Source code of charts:
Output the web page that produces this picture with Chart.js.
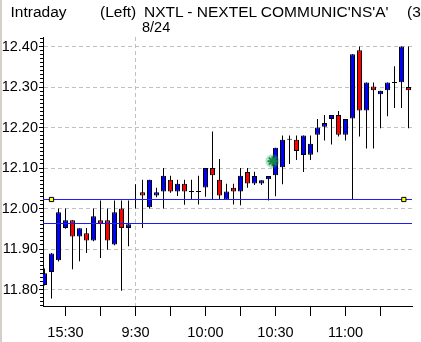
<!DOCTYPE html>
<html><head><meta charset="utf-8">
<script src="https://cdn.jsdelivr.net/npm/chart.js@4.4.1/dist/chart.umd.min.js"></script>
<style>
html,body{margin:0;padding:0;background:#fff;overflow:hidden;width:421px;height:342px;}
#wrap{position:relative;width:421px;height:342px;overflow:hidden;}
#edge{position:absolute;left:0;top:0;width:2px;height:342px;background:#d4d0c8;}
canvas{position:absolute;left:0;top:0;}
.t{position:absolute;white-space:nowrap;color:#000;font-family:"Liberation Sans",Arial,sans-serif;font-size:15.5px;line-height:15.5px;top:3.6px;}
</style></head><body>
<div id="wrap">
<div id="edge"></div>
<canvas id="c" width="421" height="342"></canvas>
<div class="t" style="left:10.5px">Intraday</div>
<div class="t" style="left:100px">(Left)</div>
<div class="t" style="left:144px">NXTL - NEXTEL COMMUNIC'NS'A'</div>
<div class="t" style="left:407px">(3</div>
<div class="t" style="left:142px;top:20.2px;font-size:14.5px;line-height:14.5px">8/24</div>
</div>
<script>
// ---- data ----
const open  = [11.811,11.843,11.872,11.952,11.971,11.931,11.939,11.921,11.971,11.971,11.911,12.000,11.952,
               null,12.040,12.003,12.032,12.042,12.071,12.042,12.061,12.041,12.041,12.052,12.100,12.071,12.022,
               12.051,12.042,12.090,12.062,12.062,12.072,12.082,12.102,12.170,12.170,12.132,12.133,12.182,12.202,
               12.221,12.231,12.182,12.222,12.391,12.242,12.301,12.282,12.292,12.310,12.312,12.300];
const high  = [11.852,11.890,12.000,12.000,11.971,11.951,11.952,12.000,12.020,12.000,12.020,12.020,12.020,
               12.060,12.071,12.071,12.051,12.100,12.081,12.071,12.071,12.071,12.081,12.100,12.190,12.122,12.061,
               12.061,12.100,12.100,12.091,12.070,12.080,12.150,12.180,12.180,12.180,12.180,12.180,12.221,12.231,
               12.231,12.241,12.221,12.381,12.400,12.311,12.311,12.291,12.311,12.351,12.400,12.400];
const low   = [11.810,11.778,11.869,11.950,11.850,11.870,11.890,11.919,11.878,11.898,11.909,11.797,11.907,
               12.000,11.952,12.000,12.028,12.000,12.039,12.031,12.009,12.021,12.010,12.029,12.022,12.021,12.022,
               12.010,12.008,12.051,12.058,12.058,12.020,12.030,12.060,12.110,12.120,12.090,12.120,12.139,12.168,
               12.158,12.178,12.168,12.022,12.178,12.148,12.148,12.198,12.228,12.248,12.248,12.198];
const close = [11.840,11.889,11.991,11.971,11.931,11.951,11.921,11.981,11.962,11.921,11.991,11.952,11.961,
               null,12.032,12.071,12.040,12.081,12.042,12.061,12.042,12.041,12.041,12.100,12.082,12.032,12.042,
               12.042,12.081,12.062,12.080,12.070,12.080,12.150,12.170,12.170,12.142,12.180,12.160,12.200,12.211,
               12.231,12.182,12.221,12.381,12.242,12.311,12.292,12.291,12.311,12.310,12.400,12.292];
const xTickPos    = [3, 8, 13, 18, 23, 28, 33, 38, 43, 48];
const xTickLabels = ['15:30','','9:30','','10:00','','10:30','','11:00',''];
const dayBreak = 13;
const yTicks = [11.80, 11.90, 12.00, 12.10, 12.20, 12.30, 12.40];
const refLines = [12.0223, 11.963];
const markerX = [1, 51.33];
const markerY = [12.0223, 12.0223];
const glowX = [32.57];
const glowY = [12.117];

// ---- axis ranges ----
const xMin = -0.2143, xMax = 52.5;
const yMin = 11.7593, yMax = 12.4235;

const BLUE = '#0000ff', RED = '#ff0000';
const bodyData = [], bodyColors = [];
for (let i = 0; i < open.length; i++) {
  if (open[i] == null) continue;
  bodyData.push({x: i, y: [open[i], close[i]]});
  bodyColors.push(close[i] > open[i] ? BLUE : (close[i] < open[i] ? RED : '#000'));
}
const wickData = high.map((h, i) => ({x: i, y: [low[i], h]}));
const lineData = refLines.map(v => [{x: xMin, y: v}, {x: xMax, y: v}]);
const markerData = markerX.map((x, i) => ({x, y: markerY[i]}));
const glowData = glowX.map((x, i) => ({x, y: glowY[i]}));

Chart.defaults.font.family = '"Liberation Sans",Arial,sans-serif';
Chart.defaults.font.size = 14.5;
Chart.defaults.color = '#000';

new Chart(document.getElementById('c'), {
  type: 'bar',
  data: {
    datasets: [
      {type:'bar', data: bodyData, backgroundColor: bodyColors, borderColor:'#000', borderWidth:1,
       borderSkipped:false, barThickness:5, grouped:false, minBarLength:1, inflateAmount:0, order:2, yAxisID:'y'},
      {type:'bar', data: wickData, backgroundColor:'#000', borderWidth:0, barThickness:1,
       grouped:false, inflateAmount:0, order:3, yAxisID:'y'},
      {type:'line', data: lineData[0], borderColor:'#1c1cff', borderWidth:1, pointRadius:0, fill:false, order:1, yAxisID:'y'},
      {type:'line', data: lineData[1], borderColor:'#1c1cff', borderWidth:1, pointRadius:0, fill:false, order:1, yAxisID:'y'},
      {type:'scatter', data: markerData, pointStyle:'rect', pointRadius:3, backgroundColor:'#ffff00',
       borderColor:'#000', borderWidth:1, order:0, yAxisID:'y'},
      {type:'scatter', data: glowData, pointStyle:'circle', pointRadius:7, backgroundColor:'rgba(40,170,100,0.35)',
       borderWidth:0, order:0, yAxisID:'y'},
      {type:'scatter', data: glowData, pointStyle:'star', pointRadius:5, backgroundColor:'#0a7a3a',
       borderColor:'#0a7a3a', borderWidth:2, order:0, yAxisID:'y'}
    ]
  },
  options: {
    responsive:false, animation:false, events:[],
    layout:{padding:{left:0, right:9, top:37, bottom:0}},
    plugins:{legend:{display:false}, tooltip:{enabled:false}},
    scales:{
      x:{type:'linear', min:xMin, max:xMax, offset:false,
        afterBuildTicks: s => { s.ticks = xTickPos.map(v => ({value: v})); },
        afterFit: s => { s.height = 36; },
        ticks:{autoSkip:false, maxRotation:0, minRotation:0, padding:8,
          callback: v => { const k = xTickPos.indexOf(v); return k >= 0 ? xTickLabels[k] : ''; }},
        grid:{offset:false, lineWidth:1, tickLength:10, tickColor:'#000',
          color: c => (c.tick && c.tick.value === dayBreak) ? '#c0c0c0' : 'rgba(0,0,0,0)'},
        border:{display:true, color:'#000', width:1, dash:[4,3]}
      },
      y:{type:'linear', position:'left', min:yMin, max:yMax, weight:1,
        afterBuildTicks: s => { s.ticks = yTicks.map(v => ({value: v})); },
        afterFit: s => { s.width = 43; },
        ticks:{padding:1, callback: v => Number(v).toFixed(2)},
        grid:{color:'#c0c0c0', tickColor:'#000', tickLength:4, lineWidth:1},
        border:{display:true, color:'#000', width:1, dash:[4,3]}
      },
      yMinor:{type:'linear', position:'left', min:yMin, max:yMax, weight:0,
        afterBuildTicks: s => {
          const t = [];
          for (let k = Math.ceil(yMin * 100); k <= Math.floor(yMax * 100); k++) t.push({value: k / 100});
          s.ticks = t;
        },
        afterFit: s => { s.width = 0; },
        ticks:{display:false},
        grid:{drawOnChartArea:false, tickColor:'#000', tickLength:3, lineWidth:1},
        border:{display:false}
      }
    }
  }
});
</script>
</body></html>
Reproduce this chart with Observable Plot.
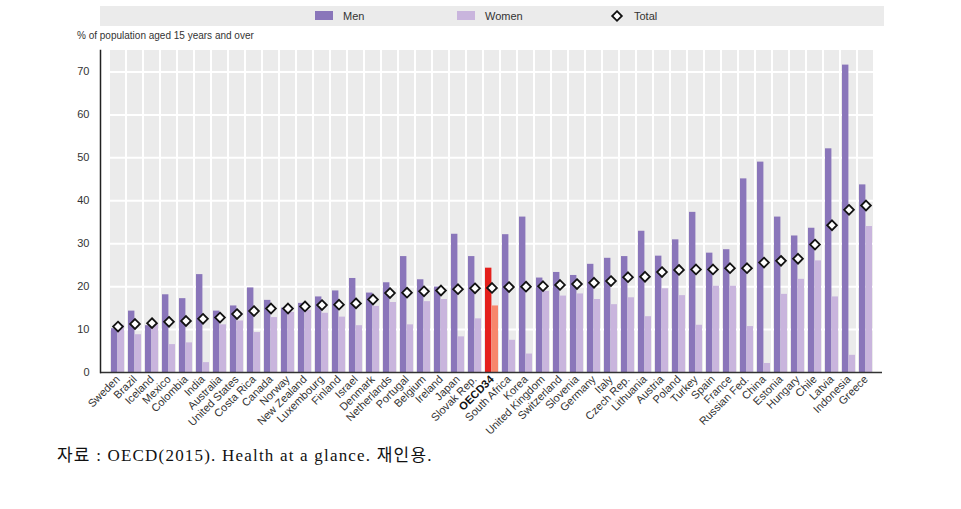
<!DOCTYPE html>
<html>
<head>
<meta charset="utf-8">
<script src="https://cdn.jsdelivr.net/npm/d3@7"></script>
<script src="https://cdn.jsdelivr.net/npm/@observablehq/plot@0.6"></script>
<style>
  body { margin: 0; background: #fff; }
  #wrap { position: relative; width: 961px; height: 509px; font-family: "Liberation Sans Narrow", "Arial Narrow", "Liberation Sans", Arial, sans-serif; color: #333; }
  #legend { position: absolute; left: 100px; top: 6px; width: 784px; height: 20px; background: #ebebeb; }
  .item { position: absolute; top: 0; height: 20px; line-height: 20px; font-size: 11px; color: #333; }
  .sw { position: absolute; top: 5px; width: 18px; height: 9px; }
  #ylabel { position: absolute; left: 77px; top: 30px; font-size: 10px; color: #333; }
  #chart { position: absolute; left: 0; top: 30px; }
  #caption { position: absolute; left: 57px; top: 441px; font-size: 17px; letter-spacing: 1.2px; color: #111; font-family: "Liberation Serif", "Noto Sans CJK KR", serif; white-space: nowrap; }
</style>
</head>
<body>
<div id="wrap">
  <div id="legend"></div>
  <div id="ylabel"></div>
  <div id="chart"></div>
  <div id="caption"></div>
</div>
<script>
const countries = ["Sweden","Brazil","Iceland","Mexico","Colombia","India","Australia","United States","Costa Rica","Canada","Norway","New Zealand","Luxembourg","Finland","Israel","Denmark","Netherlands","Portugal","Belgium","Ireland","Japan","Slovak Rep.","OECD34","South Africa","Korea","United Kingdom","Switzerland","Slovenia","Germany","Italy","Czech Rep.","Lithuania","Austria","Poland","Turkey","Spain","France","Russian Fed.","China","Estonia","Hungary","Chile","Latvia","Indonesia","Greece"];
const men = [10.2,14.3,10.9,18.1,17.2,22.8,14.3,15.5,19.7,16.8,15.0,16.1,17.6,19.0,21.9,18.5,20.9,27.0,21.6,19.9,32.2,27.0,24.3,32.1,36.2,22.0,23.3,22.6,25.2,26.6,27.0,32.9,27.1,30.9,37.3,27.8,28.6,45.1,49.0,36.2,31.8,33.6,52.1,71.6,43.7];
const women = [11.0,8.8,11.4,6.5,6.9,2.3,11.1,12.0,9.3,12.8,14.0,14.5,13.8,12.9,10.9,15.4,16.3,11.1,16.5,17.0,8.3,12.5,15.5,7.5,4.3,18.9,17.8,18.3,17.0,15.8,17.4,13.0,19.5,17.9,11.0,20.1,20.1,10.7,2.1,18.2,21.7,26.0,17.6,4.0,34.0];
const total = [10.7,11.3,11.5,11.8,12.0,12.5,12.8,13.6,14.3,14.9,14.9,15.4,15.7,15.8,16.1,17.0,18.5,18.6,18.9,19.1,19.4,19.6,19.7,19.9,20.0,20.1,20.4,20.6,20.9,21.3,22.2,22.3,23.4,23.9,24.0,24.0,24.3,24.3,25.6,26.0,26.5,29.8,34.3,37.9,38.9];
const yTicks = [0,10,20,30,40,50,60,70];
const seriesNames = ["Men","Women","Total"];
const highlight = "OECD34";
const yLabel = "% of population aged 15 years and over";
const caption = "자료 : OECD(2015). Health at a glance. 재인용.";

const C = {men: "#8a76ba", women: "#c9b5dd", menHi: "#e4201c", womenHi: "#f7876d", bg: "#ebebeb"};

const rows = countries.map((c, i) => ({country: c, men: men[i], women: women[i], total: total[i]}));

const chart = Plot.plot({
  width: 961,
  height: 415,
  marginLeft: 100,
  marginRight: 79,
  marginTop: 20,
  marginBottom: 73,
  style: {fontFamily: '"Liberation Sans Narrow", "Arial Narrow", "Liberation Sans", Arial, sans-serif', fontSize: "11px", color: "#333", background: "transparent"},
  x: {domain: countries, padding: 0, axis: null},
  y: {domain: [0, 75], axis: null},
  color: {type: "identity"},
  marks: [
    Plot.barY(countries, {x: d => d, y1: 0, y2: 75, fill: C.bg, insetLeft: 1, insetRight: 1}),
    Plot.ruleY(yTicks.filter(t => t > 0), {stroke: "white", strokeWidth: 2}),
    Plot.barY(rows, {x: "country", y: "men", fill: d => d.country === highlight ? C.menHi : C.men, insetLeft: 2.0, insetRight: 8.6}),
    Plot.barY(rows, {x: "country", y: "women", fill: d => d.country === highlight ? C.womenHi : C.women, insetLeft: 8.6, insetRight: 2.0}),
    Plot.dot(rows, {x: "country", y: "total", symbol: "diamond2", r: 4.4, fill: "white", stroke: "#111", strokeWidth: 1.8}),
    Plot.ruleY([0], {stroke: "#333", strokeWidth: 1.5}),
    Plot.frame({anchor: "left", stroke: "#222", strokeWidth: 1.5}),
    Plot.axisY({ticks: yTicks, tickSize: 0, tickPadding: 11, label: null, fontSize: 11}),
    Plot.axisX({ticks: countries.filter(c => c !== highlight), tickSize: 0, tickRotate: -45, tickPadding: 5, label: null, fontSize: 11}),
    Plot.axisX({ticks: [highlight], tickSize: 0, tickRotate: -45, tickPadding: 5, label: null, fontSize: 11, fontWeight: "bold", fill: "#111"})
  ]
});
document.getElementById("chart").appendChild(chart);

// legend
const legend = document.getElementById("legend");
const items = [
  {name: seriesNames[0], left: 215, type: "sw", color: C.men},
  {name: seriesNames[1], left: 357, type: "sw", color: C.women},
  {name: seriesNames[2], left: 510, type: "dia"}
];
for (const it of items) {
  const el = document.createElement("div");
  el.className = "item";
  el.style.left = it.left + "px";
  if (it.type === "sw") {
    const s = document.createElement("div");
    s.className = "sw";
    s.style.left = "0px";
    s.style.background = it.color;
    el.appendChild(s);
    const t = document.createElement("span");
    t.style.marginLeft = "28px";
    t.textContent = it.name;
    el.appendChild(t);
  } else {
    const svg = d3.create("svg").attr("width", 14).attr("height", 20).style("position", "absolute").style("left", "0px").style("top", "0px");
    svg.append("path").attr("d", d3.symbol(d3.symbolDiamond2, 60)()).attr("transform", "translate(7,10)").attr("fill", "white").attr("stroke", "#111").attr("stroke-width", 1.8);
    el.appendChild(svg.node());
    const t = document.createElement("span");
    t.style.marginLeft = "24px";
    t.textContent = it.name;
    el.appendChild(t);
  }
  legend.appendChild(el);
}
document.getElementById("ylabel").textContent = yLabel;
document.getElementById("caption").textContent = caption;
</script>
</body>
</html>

● **Task brief**: Pull out each line holding the string "picture".

● **Task solution**:
Output the web page that produces this picture with Chart.js.

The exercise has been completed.